When the family is seen in public (which isn't often), we are often called "Grandma and Papaw" by strangers.
Which doesn't bother us in the least. We are, effectively, a Grandma and Papaw. Everything aches, we both need glasses and naps, and we feel like we've been together for 40 years. (Another column.)
I said to a friend on my husband's 50th birthday, during an end-of-the-night scramble to collect presents and the bill, extract tips and make a semi-poised exit (to include keeping my pantyhose up), "The writer and the inventor got married."
And he dryly said, "I know."
My husband is also an executive in a family business. ANOTHER JOB FOR ME!
Now that I am increasingly conservative (nothing like children to clarify the mind when it comes to talk of cliffs, even if they are fiscal), I wonder if there are other couples who miss partying and sleeping late and liberal behavior as much as we do.
I haven't changed that much.
I just pray constantly.
Sometimes you get sidetracked, and remember when you didn't think about God because you were calling all your friends to tell them what happened last night at the party.
Which brings me to my children's education, keeping me from either having parties or attending them.
My first son, who is in kindergarten, attends Covenant School in Huntington right now. I am the only mother who wears all black, all the time -- a leftover from my practical New York City professional work uniform.
If it is available in black, I own all styles of it.
It is really good for vomit and poop -- the consequences of applesauce -- and a 4-year-old who recently threatened to pee on me.
It is also good for peeling pomegranates, which the entire family may eat only when naked -- a rule I enforce, which I learned the hard way. (Future column.)
However, I think other mothers are somehow threatened by this excessiveness of black clothing. So they think I am either wearing the same thing over and over ...
Or that I'm in the grip of Satan.
Constant black clothing among evangelicals is always a social risk.
Soon our three sons will be home-schooled by a mother who wears all black clothes!
Howard, my middle son who threatened to pee on me, is in the STEM Program at Marshall University.
Talk about cutting edge! This program, funded by Buck Harless and run by Drs. Stan and Barbara Maynard and a host of impressive educational professionals, is like landing in an expensive, competitive New York preschool.
Except it's almost free!
Not once have I ever got the vibe from Marshall's progressive STEM faculty that anyone minds my wearing black every day, and dropping my kids off without combing my hair. (Another column.) They teach negotiation and encourage better choices. We tell ours to shut up, line up and follow us like little ducks or else. (Future column.)
My new job as a long-haul truck driver, in addition to prison guard (no-stop-don't-no-stop-don't-no-stop-don't-no-stop-don't), must mean that we can turn on a video of ourselves saying this and go to Europe! Alone!
Responsible baby sitters, who reach for the Benadryl when your back is turned, are a problem. (Another column.)
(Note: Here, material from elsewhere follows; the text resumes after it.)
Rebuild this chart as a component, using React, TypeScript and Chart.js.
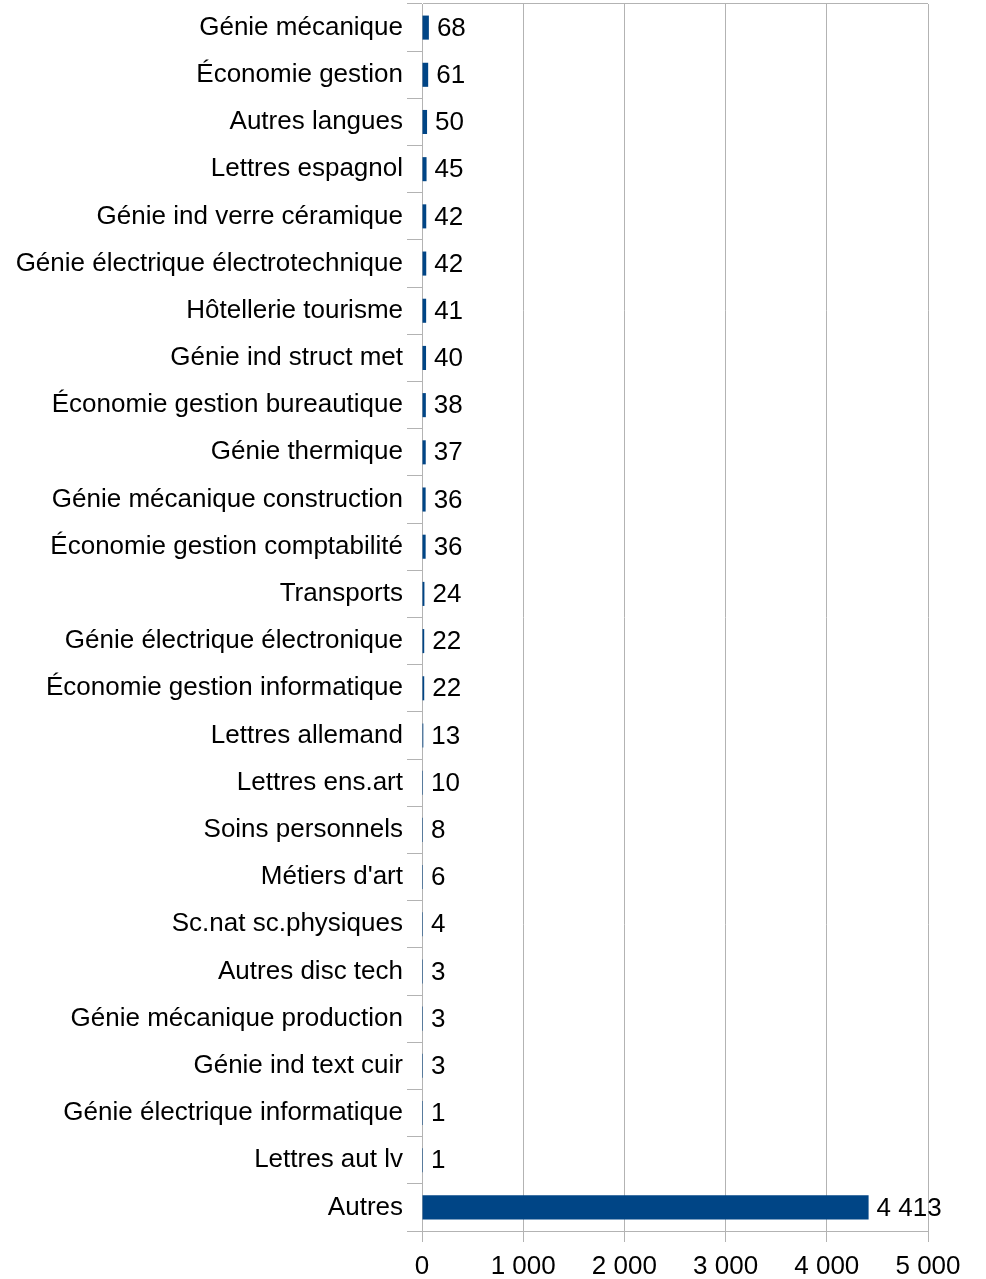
import React, { useEffect, useRef } from "react";
import { Chart, registerables } from "chart.js";

Chart.register(...registerables);

const categories: string[] = [
  "Génie mécanique",
  "Économie gestion",
  "Autres langues",
  "Lettres espagnol",
  "Génie ind verre céramique",
  "Génie électrique électrotechnique",
  "Hôtellerie tourisme",
  "Génie ind struct met",
  "Économie gestion bureautique",
  "Génie thermique",
  "Génie mécanique construction",
  "Économie gestion comptabilité",
  "Transports",
  "Génie électrique électronique",
  "Économie gestion informatique",
  "Lettres allemand",
  "Lettres ens.art",
  "Soins personnels",
  "Métiers d'art",
  "Sc.nat sc.physiques",
  "Autres disc tech",
  "Génie mécanique production",
  "Génie ind text cuir",
  "Génie électrique informatique",
  "Lettres aut lv",
  "Autres",
];

const values: number[] = [
  68, 61, 50, 45, 42, 42, 41, 40, 38, 37, 36, 36, 24, 22, 22, 13, 10, 8, 6, 4, 3, 3, 3, 1, 1, 4413,
];

const xTicks: number[] = [0, 1000, 2000, 3000, 4000, 5000];

const FONT = "'Liberation Sans', Arial, sans-serif";
const FS = 26;
const GRID = "#b3b3b3";
const BAR = "#004586";

function fmt(n: number): string {
  return String(n).replace(/\B(?=(\d{3})+(?!\d))/g, " ");
}

const valueLabels = {
  id: "valueLabels",
  afterDatasetsDraw(chart: any) {
    const ctx = chart.ctx;
    const meta = chart.getDatasetMeta(0);
    ctx.save();
    ctx.font = `${FS}px ${FONT}`;
    ctx.fillStyle = "#000";
    ctx.textAlign = "left";
    ctx.textBaseline = "middle";
    meta.data.forEach((el: any, i: number) => {
      ctx.fillText(fmt(values[i]), Math.max(el.x, chart.chartArea.left + 1) + 8, el.y + 1);
    });
    ctx.restore();
  },
};

export default function App() {
  const ref = useRef<HTMLCanvasElement | null>(null);
  useEffect(() => {
    if (!ref.current) return;
    const chart = new Chart(ref.current, {
      type: "bar",
      data: {
        labels: categories,
        datasets: [
          {
            data: values,
            backgroundColor: BAR,
            borderWidth: 0,
            barPercentage: 0.51,
            categoryPercentage: 1,
            minBarLength: 1,
          },
        ],
      },
      options: {
        indexAxis: "y",
        animation: false,
        responsive: true,
        maintainAspectRatio: false,
        layout: { padding: { left: 0, right: 58, top: 4, bottom: 0 } },
        plugins: {
          legend: { display: false },
          tooltip: { enabled: false },
        },
        scales: {
          x: {
            min: 0,
            max: 5000,
            afterBuildTicks: (scale: any) => {
              scale.ticks = xTicks.map((v) => ({ value: v }));
            },
            afterFit: (scale: any) => {
              scale.height = 48;
            },
            ticks: {
              color: "#000",
              font: { family: FONT, size: FS },
              padding: 9,
              maxRotation: 0,
              callback: (v: any) => fmt(Number(v)),
            },
            grid: {
              color: GRID,
              lineWidth: 1,
              tickLength: 11,
              drawTicks: true,
            },
            border: { color: GRID, width: 1 },
          },
          y: {
            afterFit: (scale: any) => {
              scale.width = 422;
              scale.paddingTop = 0;
              scale.paddingBottom = 0;
            },
            ticks: {
              color: "#000",
              font: { family: FONT, size: FS },
              padding: 4,
              autoSkip: false,
            },
            grid: {
              offset: true,
              drawOnChartArea: true,
              color: (c: any) => (c.index === 0 ? GRID : "rgba(0,0,0,0)"),
              tickColor: GRID,
              tickLength: 15,
              lineWidth: 1,
            },
            border: { color: GRID, width: 1 },
          },
        },
      },
      plugins: [valueLabels],
    });
    return () => chart.destroy();
  }, []);
  return (
    <div style={{ position: "absolute", left: 0, top: 0, width: 986, height: 1279 }}>
      <canvas ref={ref} />
    </div>
  );
}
I don't technically "work."
However. That is what psychoanalysts call a "fantasy." They are not talking about sexual fantasies. They are talking about dealing hard with yourself about unreality; certain notions must be punctured.
Like the idea that I don't have time for coupons! Who do I think I am? (Another column.)
Aggravated, annoyed, devoted and put-upon mothers and wives, join me for adventures that are not unlike your own.